HEXGEN-FLOW：面向智能体式文本到SQL的大语言模型推理请求调度优化 (HEXGEN-FLOW: Optimizing LLM Inference Request Scheduling for Agentic Text-to-SQL)

Recent advancements in leveraging the agentic paradigm of large language models (LLMs) have substantially improved Text-to-SQL capabilities, empowering users without specialized database knowledge to intuitively query databases. However, deploying agentic LLM-based Text-to-SQL systems in production presents significant challenges, stemming from their inherently multi-stage computational dependencies, strict latency requirements, and the complexity of deployment across heterogeneous GPUs widely existing in enterprise clusters. Meanwhile, existing LLM serving frameworks are primarily designed for independent inference tasks, resulting in suboptimal performance and frequent service-level objective (SLO) violations in Text-to-SQL workloads. In this paper, we introduce HEXGEN-FLOW, a novel framework designed explicitly to schedule and execute agentic multi-stage LLM-based Text-to-SQL workflows on heterogeneous GPU clusters serving multi-tenant Text-to-SQL requests. HEXGEN-FLOW introduces a hierarchical scheduling approach that combines global workload-balanced task dispatching with an adaptive local priority queue, guided by a systematic analysis of agentic Text-to-SQL workflows. Additionally, we propose a lightweight simulation-based method for tuning critical scheduling hyperparameters, further enhancing robustness and adaptability. Our evaluation on realistic Text-to-SQL benchmarks demonstrates that HEXGEN-FLOW significantly outperforms state-of-the-art LLM serving frameworks. Across all traces, HEXGEN-FLOW reduces P95 tail latency by $1.42{\sim}1.56\times$ and increases throughput by $1.49{\sim}1.81\times$, demonstrating robust improvements under diverse workloads. Our code is available at https://github.com/Relaxed-System-Lab/Hexgen-Flow.

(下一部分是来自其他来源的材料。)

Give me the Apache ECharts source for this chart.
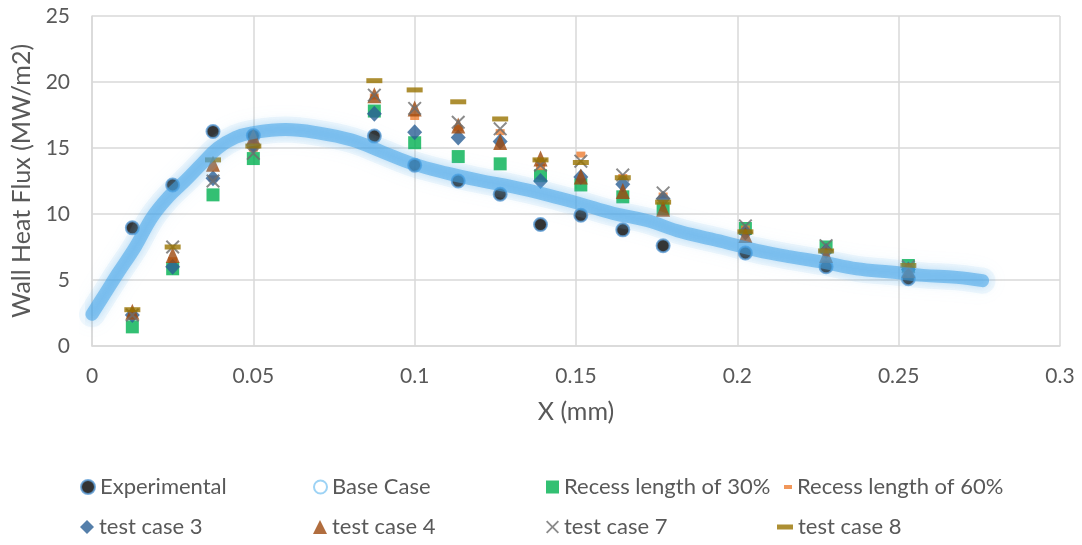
<!DOCTYPE html>
<html><head><meta charset="utf-8">
<script src="https://cdn.jsdelivr.net/npm/echarts@6/dist/echarts.min.js"></script>
<style>html,body{margin:0;padding:0;background:#fff}#c{width:1082px;height:545px}</style>
</head><body><div id="c"></div>
<script>
const xTicks = [0, 0.05, 0.1, 0.15, 0.2, 0.25, 0.3];
const xs = [0.0125,0.025,0.0375,0.05,0.0875,0.1,0.1135,0.1265,0.139,0.1515,0.1645,0.177,0.2025,0.2275,0.253];
const experimental = [8.95,12.2,16.25,15.95,15.9,13.7,12.5,11.5,9.2,9.9,8.8,7.6,7.05,6.0,5.1];
const recess30 = [1.45,5.85,11.45,14.2,17.8,15.4,14.35,13.8,12.9,12.2,11.3,10.4,8.9,7.5,6.1];
const recess60 = [2.5,6.5,12.7,14.95,18.9,17.35,16.5,16.2,13.55,14.5,12.8,11.4,8.9,7.3,5.9];
const tc3 = [2.35,6.0,12.7,15.2,17.6,16.2,15.8,15.5,12.5,12.8,12.25,11.15,8.6,7.2,5.8];
const tc4 = [2.6,6.9,13.8,15.85,19.0,18.0,16.7,15.45,14.2,12.85,11.75,10.4,8.4,6.9,5.75];
const tc7 = [2.35,7.5,12.5,14.6,19.0,18.0,16.95,16.45,13.7,14.0,12.95,11.6,9.1,7.6,6.0];
const tc8 = [2.75,7.5,14.1,15.15,20.1,19.4,18.5,17.2,14.1,13.9,12.75,10.9,8.65,7.2,6.1];
const baseX = [0,0.004,0.008,0.0134,0.0186,0.0237,0.029,0.034,0.039,0.0445,0.0495,0.06,0.07,0.0805,0.09,0.0995,0.11,0.12,0.1305,0.141,0.151,0.1615,0.172,0.1825,0.1955,0.206,0.2165,0.2265,0.237,0.2475,0.2575,0.268,0.276];
const baseY = [2.4,3.95,5.5,7.5,9.75,11.3,12.55,13.8,15.0,15.8,16.15,16.4,16.15,15.6,14.7,13.8,13.1,12.55,12.05,11.45,10.8,10.05,9.5,8.65,7.9,7.25,6.75,6.35,5.85,5.6,5.35,5.2,4.95];

const FONT = 'Lato';
const TXT = '#595959';
const pair = (a, b) => a.map((v, i) => [v, b[i]]);
const XPATH = 'path://M1,0 L5,4 L9,0 L10,1 L6,5 L10,9 L9,10 L5,6 L1,10 L0,9 L4,5 L0,1 Z';

function lg(name, left, top, extra) {
  return Object.assign({
    data: [name], left: left, top: top, itemWidth: 14, itemHeight: 14,
    textStyle: {fontSize: 22, color: TXT, fontFamily: FONT}, selectedMode: false, padding: 0
  }, extra || {});
}

const chart = echarts.init(document.getElementById('c'));
chart.setOption({
  animation: false,
  grid: {left: 92, right: 22, top: 16, bottom: 199},
  xAxis: {
    type: 'value', min: 0, max: 0.3, interval: 0.05,
    name: 'X (mm)', nameLocation: 'middle', nameGap: 53,
    nameTextStyle: {fontSize: 25, color: TXT, fontFamily: FONT},
    axisLine: {lineStyle: {color: '#d9d9d9', width: 1.5}},
    axisTick: {show: false},
    splitLine: {show: true, lineStyle: {color: '#d9d9d9', width: 1.5}},
    axisLabel: {fontSize: 21, color: TXT, fontFamily: FONT, margin: 20,
      formatter: v => { const t = xTicks.find(k => Math.abs(k - v) < 1e-9); return t === undefined ? '' : String(t); }}
  },
  yAxis: {
    type: 'value', min: 0, max: 25, interval: 5,
    name: 'Wall Heat Flux (MW/m2)', nameLocation: 'middle', nameGap: 56,
    nameTextStyle: {fontSize: 25, color: TXT, fontFamily: FONT},
    axisLine: {show: true, lineStyle: {color: '#d9d9d9', width: 1.5}},
    axisTick: {show: false},
    splitLine: {show: true, lineStyle: {color: '#d9d9d9', width: 1.5}},
    axisLabel: {fontSize: 21, color: TXT, fontFamily: FONT, margin: 22}
  },
  legend: [
    lg('Experimental', 80, 476),
    lg({name: 'Base Case', icon: 'circle', itemStyle: {color: '#ffffff', borderColor: '#9DD3F5', borderWidth: 2}}, 313, 476, {itemWidth: 13, itemHeight: 13}),
    lg('Recess length of 30%', 546, 476, {itemWidth: 13, itemHeight: 13}),
    lg('Recess length of 60%', 784, 476, {itemWidth: 8, itemHeight: 4}),
    lg('test case 3', 80, 516),
    lg('test case 4', 313, 516),
    lg('test case 7', 546, 516, {itemWidth: 13, itemHeight: 13}),
    lg('test case 8', 777, 516, {itemWidth: 16, itemHeight: 5})
  ],
  series: [
    {name: 'Experimental', type: 'scatter', data: pair(xs, experimental), symbol: 'circle', symbolSize: 13,
      itemStyle: {color: '#000000', borderColor: '#5B9BD5', borderWidth: 2}},
    {name: 'Base Case', type: 'line', data: pair(baseX, baseY), smooth: 0.4, symbol: 'none', showSymbol: false,
      lineStyle: {width: 26, color: 'rgba(120,190,240,0.10)', shadowBlur: 18, shadowColor: 'rgba(120,190,240,0.45)', cap: 'round'},
      itemStyle: {color: '#9DD3F5'}},
    {name: 'Base Case', type: 'line', data: pair(baseX, baseY), smooth: 0.4, symbol: 'none', showSymbol: false,
      lineStyle: {width: 13, color: 'rgba(66,163,232,0.55)', shadowBlur: 10, shadowColor: 'rgba(66,163,232,0.6)', cap: 'round'},
      itemStyle: {color: '#9DD3F5'}},
    {name: 'Recess length of 30%', type: 'scatter', data: pair(xs, recess30), symbol: 'rect', symbolSize: 13,
      itemStyle: {color: '#00B050'}},
    {name: 'Recess length of 60%', type: 'scatter', data: pair(xs, recess60), symbol: 'rect', symbolSize: [9, 6],
      itemStyle: {color: '#ED7D31'}},
    {name: 'test case 3', type: 'scatter', data: pair(xs, tc3), symbol: 'diamond', symbolSize: [15, 16],
      itemStyle: {color: '#2A5F95'}},
    {name: 'test case 4', type: 'scatter', data: pair(xs, tc4), symbol: 'triangle', symbolSize: [14, 16],
      itemStyle: {color: '#9E480E'}},
    {name: 'test case 7', type: 'scatter', data: pair(xs, tc7), symbol: XPATH, symbolSize: 14,
      itemStyle: {color: '#6E6E6E'}},
    {name: 'test case 8', type: 'scatter', data: pair(xs, tc8), symbol: 'rect', symbolSize: [16, 5],
      itemStyle: {color: '#997300'}}
  ]
});
</script></body></html>
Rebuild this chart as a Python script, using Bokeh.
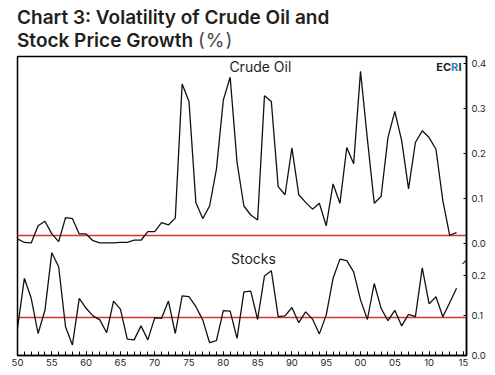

翻译：近期，利用大语言模型（LLMs）智能体范式的研究显著提升了文本到SQL的能力，使得不具备专业数据库知识的用户能够直观地查询数据库。然而，将基于智能体LLM的文本到SQL系统部署到生产环境中面临重大挑战，这源于其固有的多阶段计算依赖性、严格的延迟要求，以及在广泛存在于企业集群的异构GPU上部署的复杂性。同时，现有的LLM服务框架主要针对独立推理任务设计，导致在文本到SQL工作负载中性能欠佳且频繁违反服务级别目标（SLO）。本文中，我们介绍了HEXGEN-FLOW，这是一个专为在异构GPU集群上调度和执行服务于多租户文本到SQL请求的智能体多阶段LLM文本到SQL工作流而设计的新型框架。HEXGEN-FLOW引入了一种分层调度方法，结合了全局负载均衡的任务分发与自适应本地优先级队列，该方法基于对智能体文本到SQL工作流的系统分析指导。此外，我们提出了一种轻量级的基于仿真的方法来调整关键调度超参数，进一步增强了鲁棒性和适应性。我们在真实的文本到SQL基准测试上的评估表明，HEXGEN-FLOW显著优于最先进的LLM服务框架。在所有跟踪数据中，HEXGEN-FLOW将P95尾部延迟降低了$1.42{\sim}1.56\times$，并将吞吐量提高了$1.49{\sim}1.81\times$，展示了在不同工作负载下的稳健改进。我们的代码可在https://github.com/Relaxed-System-Lab/Hexgen-Flow获取。